In 2013, it was reported that WeWork was in talks for 500,000 square feet at the Brooklyn Navy Yard. YIMBY has now obtained plans for a new mixed-use structure on the site, which would host both a WeWork/WeLive, designed by architecture firms S9/Perkins Eastman.

Like most new construction in New York City, Brooklyn’s current boom is primarily residential. But the borough has several neighborhoods where office development is beginning to pencil out, like the northern edge of Williamsburg. The Navy Yard is positioned similarly, in that it is prime to several residential neighborhoods, and also home to a significant amount of under-utilized land.

WeWork/WeLive Navy Yard

WeWork/WeLive Navy Yard, image by S9 Architects/Perkins Eastman

S9’s plan for the new structure would extend it along an existing pier, which juts into the East River. While YIMBY does not have exact details, a rough count indicates the project would rise 14 stories tall, and if previous reports regarding WeWork are correct, it will measure over 500,000 square feet. Either way, it would be substantially larger than any of the office projects under construction elsewhere in Brooklyn at the moment.

In terms of design, the building features an expansive first floor, criss-crossed by diagonal beams that act as visual supports for the rest of the structure, which appears to be faced in concrete. Zig-zags of glass cross the upper envelope, and the end result acts as a contemporary complement to the old industrial buildings that stand nearby.

WeWork/WeLive Navy Yard

WeWork/WeLive Navy Yard, image by S9 Architects/Perkins Eastman

The exact mix between WeWork and WeLive is unknown but the rendered structure measures approximately 600,000 gross square feet, leaving plenty of room for both to operate under the same roof. The floor area is stepped back in three primary setbacks, each of which is topped with usable green space for the building’s occupants.
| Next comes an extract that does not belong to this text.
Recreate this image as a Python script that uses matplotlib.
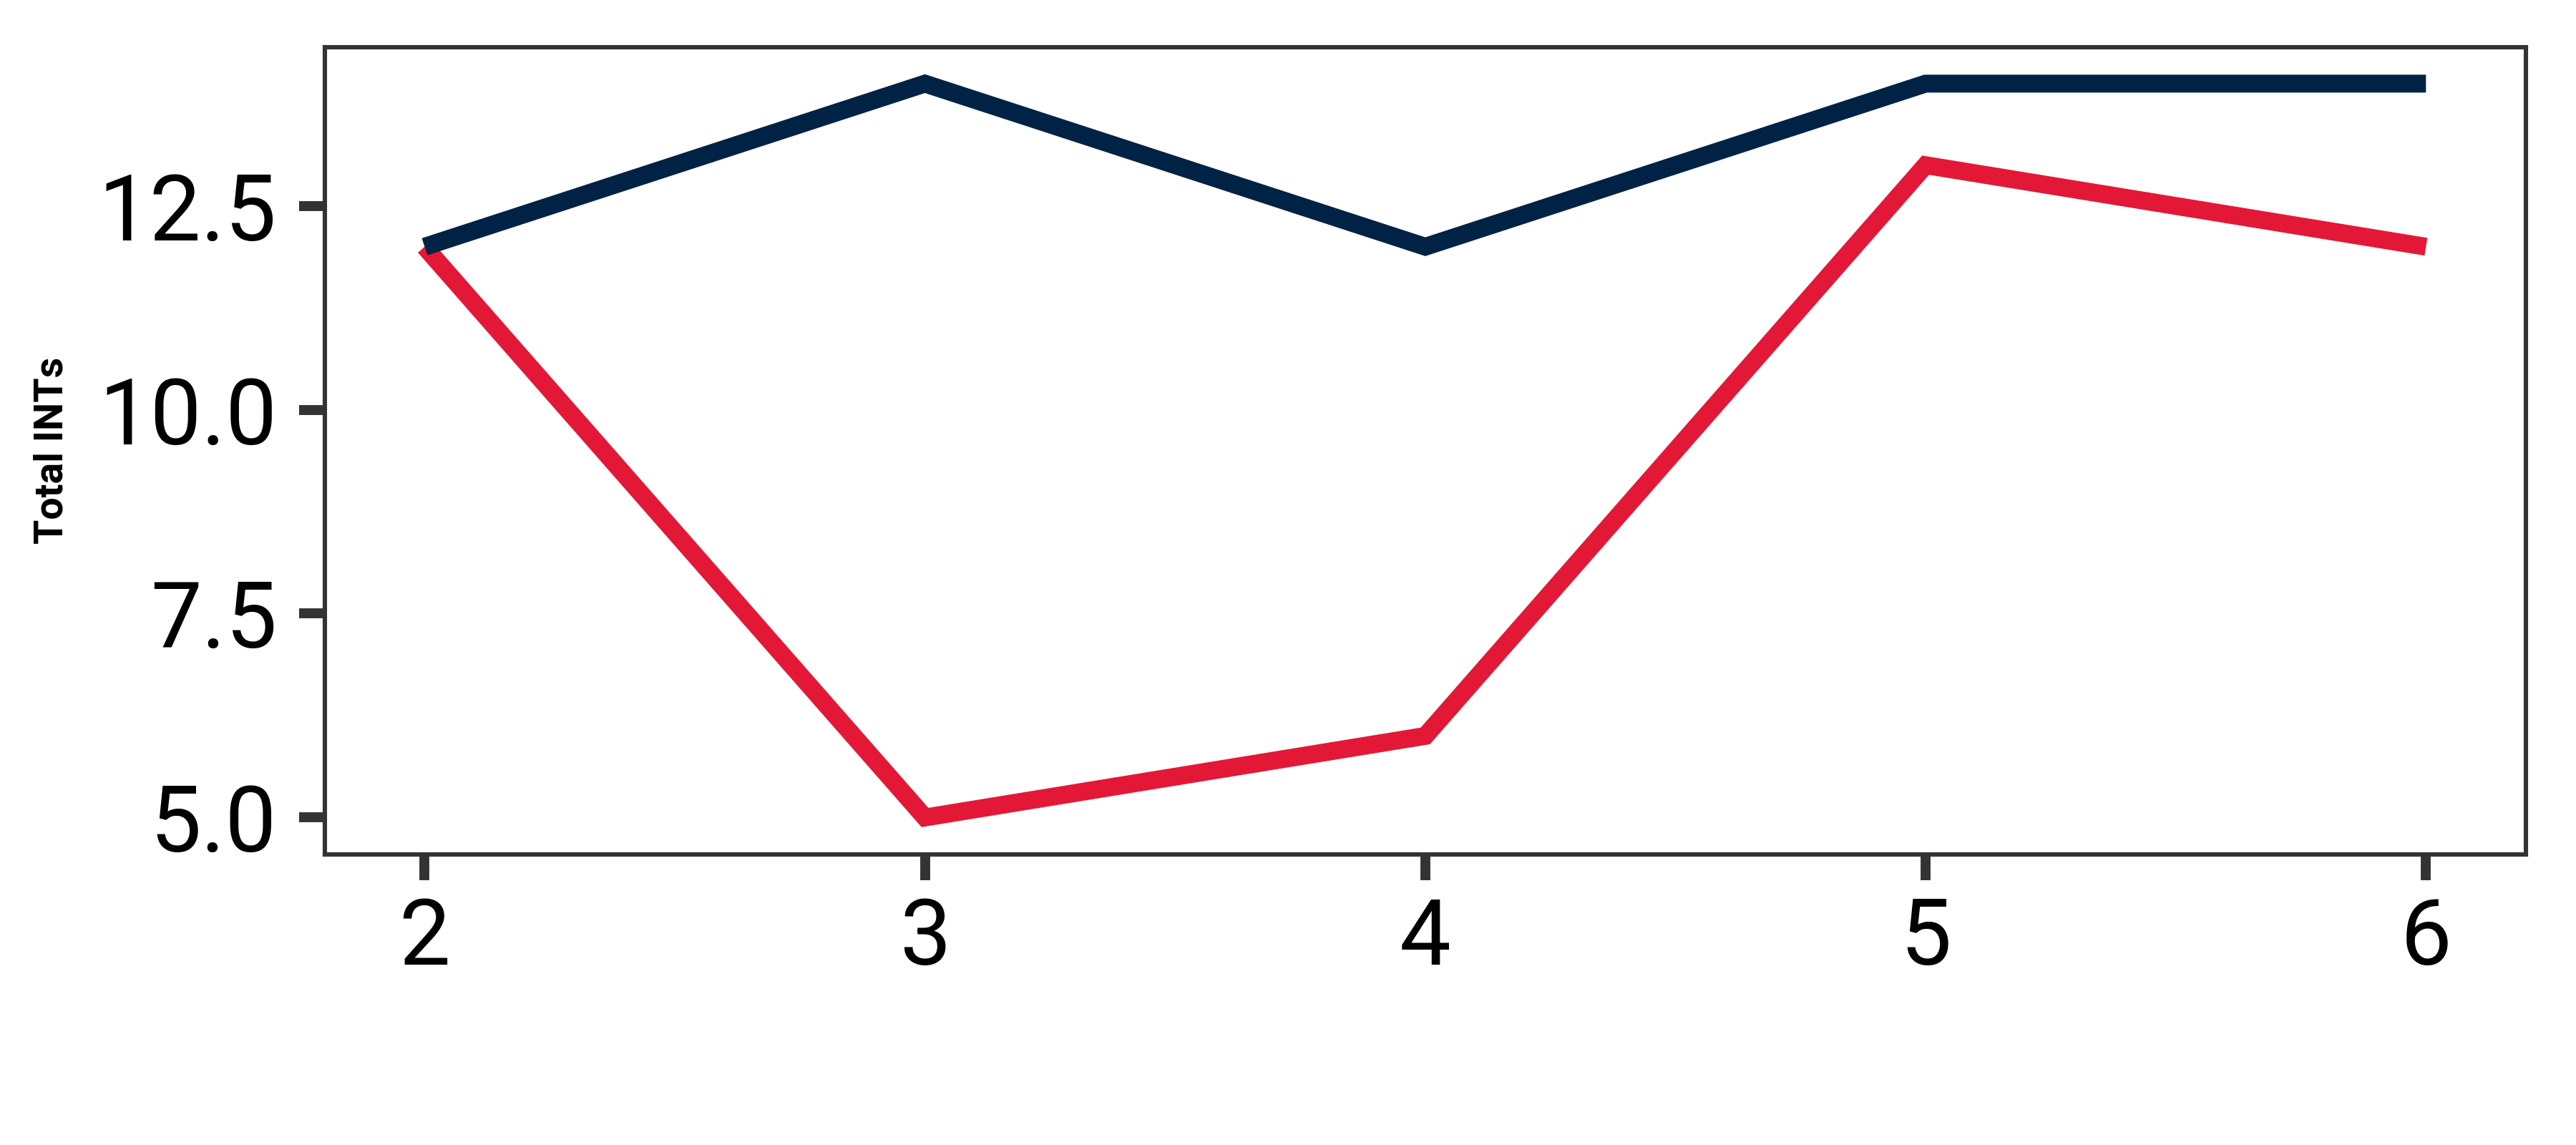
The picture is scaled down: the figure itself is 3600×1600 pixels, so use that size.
import matplotlib
matplotlib.use("Agg")
import matplotlib.pyplot as plt

weeks = [2, 3, 4, 5, 6]
red_ints = [12, 5, 6, 13, 12]
navy_ints = [12, 14, 12, 14, 14]
ytick_vals = [5.0, 7.5, 10.0, 12.5]
ytick_labels = ["5.0", "7.5", "10.0", "12.5"]

RED = "#E31837"
NAVY = "#002244"
SPINE = "#333333"

plt.rcParams['font.family'] = ['Roboto', 'DejaVu Sans']

fig = plt.figure(figsize=(18, 8), dpi=200)
ax = fig.add_axes([0.126, 0.254, 0.8546, 0.705])

ax.plot(weeks, red_ints, color=RED, lw=9, solid_joinstyle='miter', solid_capstyle='butt')
ax.plot(weeks, navy_ints, color=NAVY, lw=9, solid_joinstyle='miter', solid_capstyle='butt')

ax.set_xticks(weeks)
ax.set_xticklabels([str(w) for w in weeks])
ax.set_yticks(ytick_vals)
ax.set_yticklabels(ytick_labels)
ax.margins(x=0.05, y=0.05)

for s in ax.spines.values():
    s.set_color(SPINE)
    s.set_linewidth(2.2)

ax.tick_params(axis='both', length=13, width=5.0, color=SPINE, labelsize=46, labelcolor='black')
ax.tick_params(axis='y', pad=11)
ax.tick_params(axis='x', pad=8)

ax.set_ylabel("Total INTs", fontsize=20, fontweight='bold', labelpad=14)

fig.savefig("out.png", dpi=200, facecolor='white')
While the renderings could possibly be from a design competition, S9 is also designing WeWork’s transformation of 110 Wall Street, underway in the Financial District. With twenty million square feet of air rights available in the Navy Yard, new development is inevitable, and a split between residential and office would certainly help resolve the neighborhood’s accessibility issues as people could live and work within the same structure.

New Building Location

New Building Location, map from Brooklyn Navy Yard Development Corporation

No completion date has been announced, though Forbes reported that WeWork has already found 200,000 square feet at the Navy Yards (while details are scant we presume this is within an existing structure, as it is expected to open this year). The new building would occupy the spit between Dry Dock 2 and Dry Dock 3 in the above map.

On the development side, the effort would presumably be led by the Brooklyn Navy Yard Development Corporation, which is already involved with three other projects.